The base kitchen cabinets set the standard for the rest of the installation. Before installation, they should be lined up and connected to one another. First, they should be clamped together for perfect alignment and then connected through the sides by screws. This method is far more precise than attaching components to the wall separately, one after another.
Once the base kitchen cabinets are lined up and connected, your contractor will be able to tell what kind of "shimming" may be needed on the walls and floor. A shim is a narrow wedge of wood that works much like a matchbook placed under the leg of a wobbly table in a restaurant. If your floors or walls are at all ‘wavy,’ as is the case in many older homes, shimming will be necessary.
Most frameless cabinets are screwed directly to a wall. If hanging rails are to be used, however, they should be cut and screwed to the studs, usually about two and half inches below the soffit. This space will allow the cabinet to lift up above the rail before being lowered onto it. Molding is then used to cover the gap between the top of the cabinet and the bottom of the soffit.
Toe-kick moldings are an aesthetic feature that screens the leg levelers from view and provides a floating look to the base cabinets. Some can be snapped into place. Finally, doors and drawer fronts are attached, using adjustable hardware to align them and make the opening between the doors even from top to bottom.
Face-frame kitchen cabinet installation doesn’t differ greatly from that of frameless kitchen cabinets, except that face-frame cabinets usually are screwed to the wall through a mounting strip. Because they have more inner construction, face-frame cabinets don’t rack as easily as frameless cabinets. Since the door can be adjusted on the frame, face-frame cabinets also offer some flexibility in door placement, provided that the doors haven't been predrilled.
Wall kitchen cabinets should be installed starting in a corner, and working outward. In a U-shaped kitchen, the two corner cabinets should be installed first. As each cabinet is hung, it should be fastened to the preceding one so they’re perfectly aligned. When all the wall cabinets have been installed, they should be checked to make sure they’re level, plumb, and square.

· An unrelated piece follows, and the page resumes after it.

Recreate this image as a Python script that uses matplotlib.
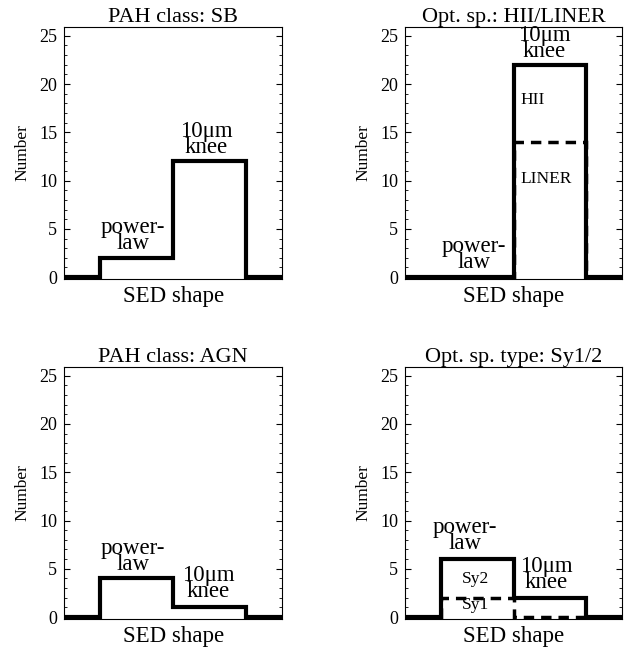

Most base cabinets require leveling legs, which should be attached to their bottom corners. In standard installations, the installer makes a mark 34 inches above the high point of the floor along the walls where the base cabinet will be placed. This assumes that the height of your countertop is going to be the standard 36 inches.
After your old cabinets are torn out, and before installing the new ones, is the perfect time to do any kitchen improvements. Here are some upgrades to consider:
- Electrical upgrades. Older kitchens are notorious for lacking adequate lighting and outlets. Consider adding undercabinet, task or indirect lighting and more outlets and upgrading all the outlets to GFCI-protected ones (now demanded by code). It's easy to cut open drywall, fish new wires and install electrical boxes because you can do the work behind the cabinets. Repairs won't have to be perfect because they won't show.
- Drywall repair. Patch any holes or any other drywall damage.
- Painting. Repaint all of the walls and the ceiling. You'll save the hassle of cutting in around the new cabinets and get a much neater job to boot. You can touch up nicks and bumps later.
- Install new finished flooring if you can. Most finished floor materials can be installed ahead of the cabinets. That's much easier to do because you can project the flooring under the cabinets and avoid cutting around them later. Hardwood flooring, tile, most vinyl and some laminate floors can handle cabinets resting on them with no problem. But be careful. Perimeter-glued vinyl and floating wood laminate floors need to expand and contract freely. If you rest cabinets on them, you may have problems with buckling, splitting or cracking later.